*Data excerpt*

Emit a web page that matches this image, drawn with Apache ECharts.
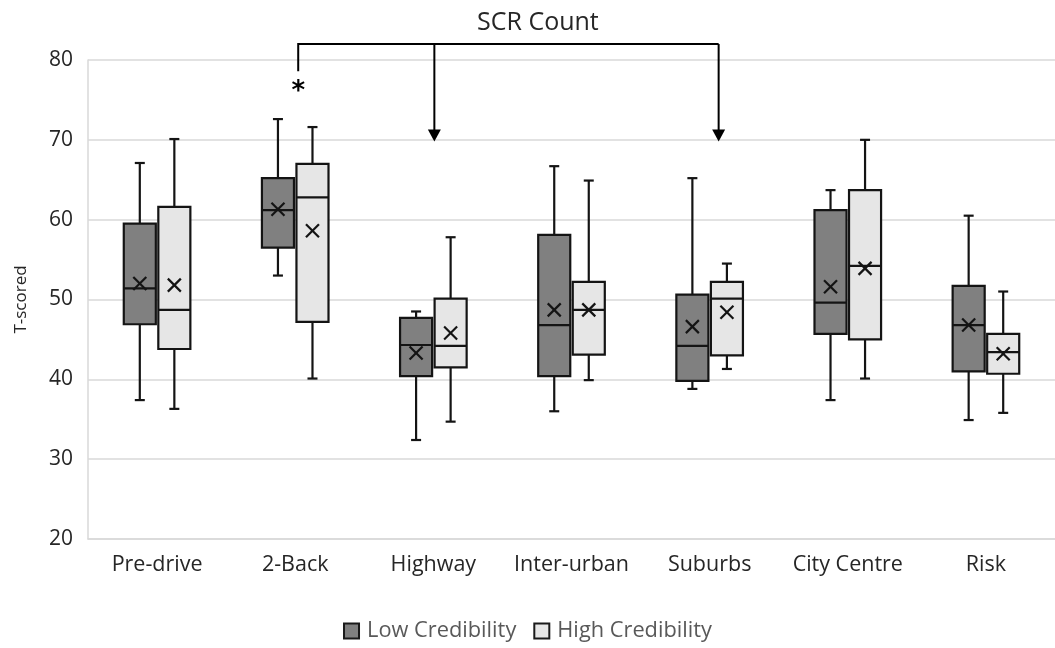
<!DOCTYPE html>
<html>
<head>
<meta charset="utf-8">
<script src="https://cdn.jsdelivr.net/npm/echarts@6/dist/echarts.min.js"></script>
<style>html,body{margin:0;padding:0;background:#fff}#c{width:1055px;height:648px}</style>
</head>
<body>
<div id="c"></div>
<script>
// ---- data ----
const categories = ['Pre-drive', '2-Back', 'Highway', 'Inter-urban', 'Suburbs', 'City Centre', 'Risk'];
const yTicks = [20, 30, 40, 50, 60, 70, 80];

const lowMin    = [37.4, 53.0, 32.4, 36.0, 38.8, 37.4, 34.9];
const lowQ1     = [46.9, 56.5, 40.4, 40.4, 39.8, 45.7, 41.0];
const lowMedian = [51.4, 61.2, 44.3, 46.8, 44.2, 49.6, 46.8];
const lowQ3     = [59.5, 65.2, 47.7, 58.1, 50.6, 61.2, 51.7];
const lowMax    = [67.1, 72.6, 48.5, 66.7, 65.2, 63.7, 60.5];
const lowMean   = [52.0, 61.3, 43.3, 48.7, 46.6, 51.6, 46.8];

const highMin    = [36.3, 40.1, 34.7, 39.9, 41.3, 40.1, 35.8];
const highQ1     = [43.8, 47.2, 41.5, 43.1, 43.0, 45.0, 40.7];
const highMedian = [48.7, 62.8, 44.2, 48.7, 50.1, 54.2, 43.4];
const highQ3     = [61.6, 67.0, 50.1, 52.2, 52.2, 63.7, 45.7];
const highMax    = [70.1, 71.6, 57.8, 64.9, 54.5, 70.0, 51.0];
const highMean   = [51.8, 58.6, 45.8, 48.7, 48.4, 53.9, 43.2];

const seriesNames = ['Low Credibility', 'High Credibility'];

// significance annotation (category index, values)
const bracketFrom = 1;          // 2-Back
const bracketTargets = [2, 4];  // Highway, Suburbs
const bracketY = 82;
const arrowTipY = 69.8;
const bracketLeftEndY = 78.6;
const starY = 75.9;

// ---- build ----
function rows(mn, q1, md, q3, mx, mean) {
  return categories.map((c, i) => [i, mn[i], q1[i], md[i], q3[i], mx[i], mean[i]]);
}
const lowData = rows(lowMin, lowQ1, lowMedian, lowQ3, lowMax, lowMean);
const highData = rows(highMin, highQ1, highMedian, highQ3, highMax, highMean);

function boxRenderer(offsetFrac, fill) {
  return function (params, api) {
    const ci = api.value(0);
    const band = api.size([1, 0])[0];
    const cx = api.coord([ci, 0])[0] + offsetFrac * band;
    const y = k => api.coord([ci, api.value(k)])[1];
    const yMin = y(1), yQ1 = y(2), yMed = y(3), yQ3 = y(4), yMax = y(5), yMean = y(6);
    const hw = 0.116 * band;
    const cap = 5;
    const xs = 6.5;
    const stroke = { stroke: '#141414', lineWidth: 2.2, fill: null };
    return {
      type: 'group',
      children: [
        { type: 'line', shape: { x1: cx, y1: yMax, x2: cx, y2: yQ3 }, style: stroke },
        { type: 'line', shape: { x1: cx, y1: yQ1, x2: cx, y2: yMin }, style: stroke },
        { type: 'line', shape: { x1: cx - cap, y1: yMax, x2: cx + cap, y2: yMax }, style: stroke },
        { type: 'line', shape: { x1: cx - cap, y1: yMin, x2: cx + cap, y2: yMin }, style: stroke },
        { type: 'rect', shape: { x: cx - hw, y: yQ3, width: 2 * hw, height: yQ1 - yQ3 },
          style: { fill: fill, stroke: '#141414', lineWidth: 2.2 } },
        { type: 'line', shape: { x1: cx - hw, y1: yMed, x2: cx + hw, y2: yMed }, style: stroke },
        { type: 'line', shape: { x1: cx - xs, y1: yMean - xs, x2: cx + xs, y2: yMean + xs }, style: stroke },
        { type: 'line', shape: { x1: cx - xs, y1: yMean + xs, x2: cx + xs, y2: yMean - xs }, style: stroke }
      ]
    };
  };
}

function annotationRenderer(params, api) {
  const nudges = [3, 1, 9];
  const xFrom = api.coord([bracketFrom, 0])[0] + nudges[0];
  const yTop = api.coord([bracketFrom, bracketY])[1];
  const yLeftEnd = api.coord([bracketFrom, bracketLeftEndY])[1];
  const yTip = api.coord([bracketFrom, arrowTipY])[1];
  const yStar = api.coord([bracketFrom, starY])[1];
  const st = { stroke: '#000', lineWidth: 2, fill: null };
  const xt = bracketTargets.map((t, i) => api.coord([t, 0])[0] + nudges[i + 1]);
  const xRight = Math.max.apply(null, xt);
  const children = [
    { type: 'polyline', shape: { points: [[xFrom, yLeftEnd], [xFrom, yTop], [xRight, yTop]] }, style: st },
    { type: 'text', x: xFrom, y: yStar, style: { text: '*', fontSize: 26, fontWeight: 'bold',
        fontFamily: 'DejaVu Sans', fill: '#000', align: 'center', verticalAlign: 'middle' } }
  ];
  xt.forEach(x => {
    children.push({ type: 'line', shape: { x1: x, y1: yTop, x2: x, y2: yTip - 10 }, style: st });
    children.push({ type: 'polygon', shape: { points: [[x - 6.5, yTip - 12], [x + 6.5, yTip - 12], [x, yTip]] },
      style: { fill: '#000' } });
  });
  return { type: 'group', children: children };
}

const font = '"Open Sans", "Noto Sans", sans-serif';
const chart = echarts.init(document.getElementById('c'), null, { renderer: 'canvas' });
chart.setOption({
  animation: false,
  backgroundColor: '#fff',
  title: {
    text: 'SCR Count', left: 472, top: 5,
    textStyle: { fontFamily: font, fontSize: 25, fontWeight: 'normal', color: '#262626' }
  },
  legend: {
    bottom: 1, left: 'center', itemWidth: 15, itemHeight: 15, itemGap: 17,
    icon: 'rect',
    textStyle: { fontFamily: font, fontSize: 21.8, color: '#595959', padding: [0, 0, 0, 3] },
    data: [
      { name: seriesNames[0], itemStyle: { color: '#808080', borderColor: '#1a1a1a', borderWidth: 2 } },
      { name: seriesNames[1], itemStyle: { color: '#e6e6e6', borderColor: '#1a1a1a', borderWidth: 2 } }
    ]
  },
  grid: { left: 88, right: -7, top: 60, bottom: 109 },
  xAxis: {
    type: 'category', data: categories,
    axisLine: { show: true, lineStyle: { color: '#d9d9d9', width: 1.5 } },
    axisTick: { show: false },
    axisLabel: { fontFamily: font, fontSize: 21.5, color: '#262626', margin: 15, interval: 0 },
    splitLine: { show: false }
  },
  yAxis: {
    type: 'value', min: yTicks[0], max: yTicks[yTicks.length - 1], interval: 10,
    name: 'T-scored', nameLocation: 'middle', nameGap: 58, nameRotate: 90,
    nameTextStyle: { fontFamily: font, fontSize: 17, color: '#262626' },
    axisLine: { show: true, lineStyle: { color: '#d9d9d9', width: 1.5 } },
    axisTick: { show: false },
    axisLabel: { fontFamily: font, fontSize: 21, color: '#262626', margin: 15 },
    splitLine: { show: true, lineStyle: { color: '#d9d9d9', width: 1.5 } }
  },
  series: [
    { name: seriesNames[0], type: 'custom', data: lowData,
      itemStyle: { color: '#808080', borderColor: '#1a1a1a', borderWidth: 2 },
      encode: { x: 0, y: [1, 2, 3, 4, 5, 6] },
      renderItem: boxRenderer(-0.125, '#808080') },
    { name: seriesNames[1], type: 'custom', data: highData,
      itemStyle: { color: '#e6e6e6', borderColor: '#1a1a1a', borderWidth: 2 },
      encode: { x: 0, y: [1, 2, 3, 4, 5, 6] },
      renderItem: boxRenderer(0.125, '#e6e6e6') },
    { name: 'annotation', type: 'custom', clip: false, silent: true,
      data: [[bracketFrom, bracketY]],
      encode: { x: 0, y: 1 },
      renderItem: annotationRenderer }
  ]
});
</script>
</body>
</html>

*Problem details*
Repeat exactly and only the lines from the start of the data above through the line that holds "const yTicks = [20, 30, 40, 50, 60, 70, 80];", inclusive. Pictures do not belong in the copy.

*Solution to the problem*
Emit a web page that matches this image, drawn with Apache ECharts.
<!DOCTYPE html>
<html>
<head>
<meta charset="utf-8">
<script src="https://cdn.jsdelivr.net/npm/echarts@6/dist/echarts.min.js"></script>
<style>html,body{margin:0;padding:0;background:#fff}#c{width:1055px;height:648px}</style>
</head>
<body>
<div id="c"></div>
<script>
// ---- data ----
const categories = ['Pre-drive', '2-Back', 'Highway', 'Inter-urban', 'Suburbs', 'City Centre', 'Risk'];
const yTicks = [20, 30, 40, 50, 60, 70, 80];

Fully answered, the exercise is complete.